Atatürk doğayı çok seven bir insandı. Yeşile, çiçeğe, ağaca hayrandı. Nezihe Araz, Atatürk’ün ağaçlandırmaya verdiği önemle O’ndaki doğa sevgisini bir söyleşide şöyle dile getirmiştir:
“Ne oldu buradaki ağaca?”
“Çankaya köşkünden Meclis binasına giderken o günün Ankara’sında bir tek iğde ağacı vardır. Mustafa Kemal, her gün ağacın önünden geçerken arabayı yavaşlatıyor ve ağacı selamlıyor. Bir gün; ‘Bakın bu benim...’ derken, o ağacın yerinde olmadığını görüyor. Büyük bir telaşla otomobili durdurup iniyor. Buradaki işçilere; ‘Ne oldu buradaki ağaca’ diyor. ‘Efendim, yolu genişletmek için ağacı kestik’ cevabını alıyor. Arabasına dönen Mustafa Kemal ağlamaya başlıyor. ‘Bunun başka yolu yok muydu?’ diye…”
"Ormansız bir yurt, vatan değildir." "Yeşil görmeyen gözler, renk zevkinden yoksundur. Burasını öyle bir ağaçlandırın ki kör bir insan dahi yeşillikler arasında olduğunu anlasın.".diyerek ağaç ve orman sevgisini dile getiren Atatürk’ten bir başka anı… Afet İnan, Atatürk ve Çankaya’nın ilk Cumhurbaşkanlığı Köşkü için seçilmesini anlatırken şöyle diyor: “Atatürk’ün Çankaya’yı seçmesinde etken, birkaç büyük karakavak ve söğüt ağaçlarının bulunması idi.
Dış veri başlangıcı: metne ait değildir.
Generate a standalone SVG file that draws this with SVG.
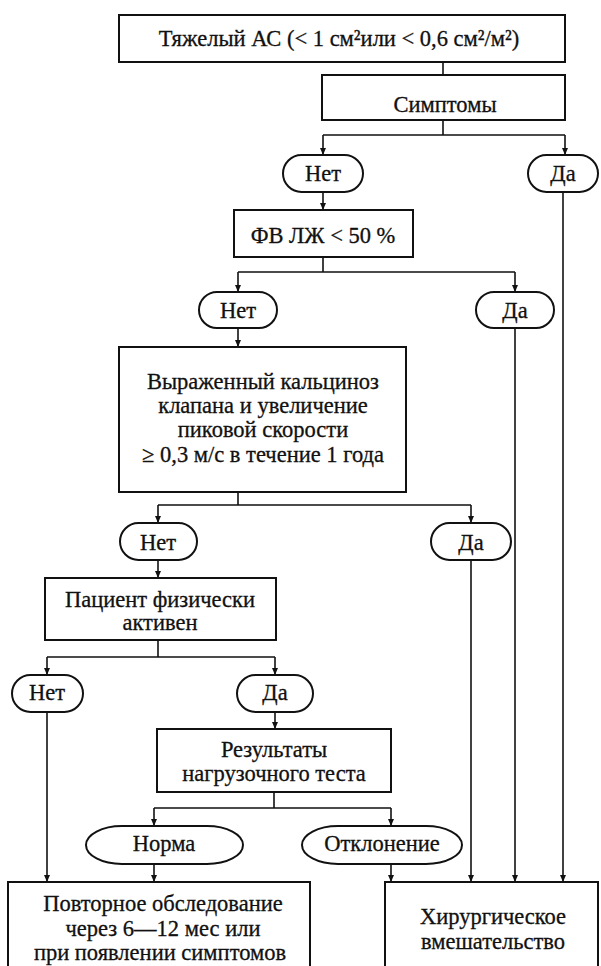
<svg xmlns="http://www.w3.org/2000/svg" width="601" height="966" viewBox="0 0 601 966">
<style>
.b{fill:#fff;stroke:#111;stroke-width:2}
.t{font-family:'Liberation Serif','Times New Roman','Tinos','DejaVu Serif','Noto Serif',Times,serif;font-size:22.5px;fill:#111;text-anchor:middle;stroke:#111;stroke-width:0.3}
.c{fill:none;stroke:#111;stroke-width:1.6}
</style>
<defs>
<marker id="a" markerWidth="8" markerHeight="8" refX="7" refY="4" orient="auto" markerUnits="userSpaceOnUse" viewBox="0 0 8 8">
<path d="M0,1 L7,4 L0,7 Z" fill="#111"/>
</marker>
</defs>
<rect width="601" height="966" fill="#fff"/>
<g id="connectors">
<path class="c" d="M443,62 V75"/>
<path class="c" d="M443,120 V135 M323,135 H565"/>
<path class="c" d="M323,135 V155" marker-end="url(#a)"/>
<path class="c" d="M565,135 V155" marker-end="url(#a)"/>
<path class="c" d="M323,192 V210" marker-end="url(#a)"/>
<path class="c" d="M323,257 V272 M238,272 H515"/>
<path class="c" d="M238,272 V292" marker-end="url(#a)"/>
<path class="c" d="M515,272 V292" marker-end="url(#a)"/>
<path class="c" d="M238,328 V347" marker-end="url(#a)"/>
<path class="c" d="M238,492 V505 M158,505 H471"/>
<path class="c" d="M158,505 V523" marker-end="url(#a)"/>
<path class="c" d="M471,505 V523" marker-end="url(#a)"/>
<path class="c" d="M158,560 V578" marker-end="url(#a)"/>
<path class="c" d="M158,640 V657 M47,657 H275"/>
<path class="c" d="M47,657 V675" marker-end="url(#a)"/>
<path class="c" d="M275,657 V675" marker-end="url(#a)"/>
<path class="c" d="M47,712 V882" marker-end="url(#a)"/>
<path class="c" d="M275,712 V729" marker-end="url(#a)"/>
<path class="c" d="M274,792 V808 M154,808 H391"/>
<path class="c" d="M154,808 V826" marker-end="url(#a)"/>
<path class="c" d="M391,808 V826" marker-end="url(#a)"/>
<path class="c" d="M154,864 V882" marker-end="url(#a)"/>
<path class="c" d="M391,864 V882" marker-end="url(#a)"/>
<path class="c" d="M471,560 V882" marker-end="url(#a)"/>
<path class="c" d="M515,328 V882" marker-end="url(#a)"/>
<path class="c" d="M563,192 V882" marker-end="url(#a)"/>
</g>
<g id="severe-as">
<rect class="b" x="119" y="15" width="446" height="47"/>
<text class="t" x="339" y="46">Тяжелый АС (&lt; 1 см²или &lt; 0,6 см²/м²)</text>
</g>
<g id="symptoms">
<rect class="b" x="322" y="75" width="243" height="45"/>
<text class="t" x="445" y="112">Симптомы</text>
</g>
<g id="no1">
<rect class="b" x="283" y="155" width="80" height="37" rx="18.5"/>
<text class="t" x="323" y="181">Нет</text>
</g>
<g id="yes1">
<rect class="b" x="528" y="155" width="70" height="37" rx="18.5"/>
<text class="t" x="563" y="181">Да</text>
</g>
<g id="lvef">
<rect class="b" x="234" y="210" width="179" height="47"/>
<text class="t" x="323" y="243">ФВ ЛЖ &lt; 50 %</text>
</g>
<g id="no2">
<rect class="b" x="199" y="292" width="78" height="36" rx="18"/>
<text class="t" x="238" y="318">Нет</text>
</g>
<g id="yes2">
<rect class="b" x="476" y="292" width="78" height="36" rx="18"/>
<text class="t" x="515" y="318">Да</text>
</g>
<g id="calcinosis">
<rect class="b" x="119" y="347" width="287" height="145"/>
<text class="t" x="263" y="389">Выраженный кальциноз</text>
<text class="t" x="263" y="413">клапана и увеличение</text>
<text class="t" x="263" y="437">пиковой скорости</text>
<text class="t" x="263" y="462">≥ 0,3 м/с в течение 1 года</text>
</g>
<g id="no3">
<rect class="b" x="120" y="523" width="77" height="37" rx="18.5"/>
<text class="t" x="158" y="550">Нет</text>
</g>
<g id="yes3">
<rect class="b" x="431" y="523" width="80" height="37" rx="18.5"/>
<text class="t" x="471" y="550">Да</text>
</g>
<g id="active">
<rect class="b" x="45" y="578" width="231" height="62"/>
<text class="t" x="160" y="607">Пациент физически</text>
<text class="t" x="160" y="630">активен</text>
</g>
<g id="no4">
<rect class="b" x="12" y="675" width="71" height="37" rx="18.5"/>
<text class="t" x="47" y="700">Нет</text>
</g>
<g id="yes4">
<rect class="b" x="237" y="675" width="76" height="37" rx="18.5"/>
<text class="t" x="275" y="700">Да</text>
</g>
<g id="stress-test">
<rect class="b" x="157" y="729" width="234" height="63"/>
<text class="t" x="274" y="757">Результаты</text>
<text class="t" x="274" y="781">нагрузочного теста</text>
</g>
<g id="normal">
<rect class="b" x="86" y="826" width="157" height="38" rx="36" ry="19"/>
<text class="t" x="164" y="851">Норма</text>
</g>
<g id="abnormal">
<rect class="b" x="302" y="826" width="160" height="38" rx="36" ry="19"/>
<text class="t" x="382" y="851">Отклонение</text>
</g>
<g id="follow-up">
<rect class="b" x="8" y="882" width="302" height="90"/>
<text class="t" x="163" y="911">Повторное обследование</text>
<text class="t" x="163" y="936">через 6—12 мес или</text>
<text class="t" x="160" y="960">при появлении симптомов</text>
</g>
<g id="surgery">
<rect class="b" x="385" y="882" width="213" height="90"/>
<text class="t" x="493" y="924">Хирургическое</text>
<text class="t" x="493" y="949">вмешательство</text>
</g>
</svg>
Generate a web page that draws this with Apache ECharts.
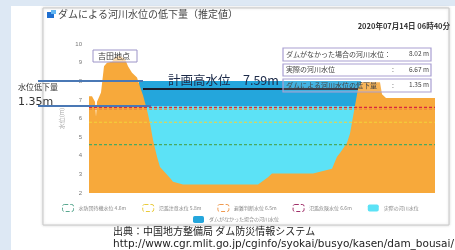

Onların rüzgârlı günlerdeki hışırtısından daima zevk duyardı.”
Atatürk ve ağaç sevgisinin en güzel örneği bence “Yürüyen Köşk” tür! Yer Yalova’da Atatürk’ ün yazlık evi… Yıl 1930 ve bir pazar günü… Atatürk, bir ağacın fazla büyümesi ve ahşap evi tehdit etmesi nedeniyle kesileceğini duyar. Ancak ağacın korunması ve evin yerinin değiştirilmesi talimatını verir. Ve koca ev kızaklar üzerinde yer değiştirilerek hem ağaç hem de ev kurtarılır. “Yürüyen Köşk” haberi, 10 Ağustos 1930 tarihli Cumhuriyet gazetesinde yayınlanır.
“Yaş kesen baş keser.” demiş atalarımız. Fatih Sultan Mehmet de orman sevgisini “Ormanlarımdan bir dal kesenin başını keserim.” sözüyle oldukça sert ve kesin bir dille vurgulamıştır. Yani yaşı kesenin başı da kesilir diyor adeta!
Peygamberimiz Hazreti Muhammed şöyle demiş: “Kim bir ağaç dikerse onun için ağaçtan hâsıl olan ürün kadar Allah sevap yazar. Kıyamet kopmaya yakınken elinizde bir ağaç fidanı varsa ve onu dikmeye vakit bulabilirseniz onu dikin.”
Fidanı dikmeden önce ağaç sevgisini yüreklere dikmek, bu sevgiyi nakış nakış işlemek gerekir. Çocuklarımız bu sevgiyle büyümeli. Çocuklar geleceğimiz diyorsak ormanlar da geleceğimizin garantisidir. Temiz bir nefes, güvenli bir dünya için hadi el ele verelim. Unutmayalım ki ormanı bekçi değil, sevgi korur.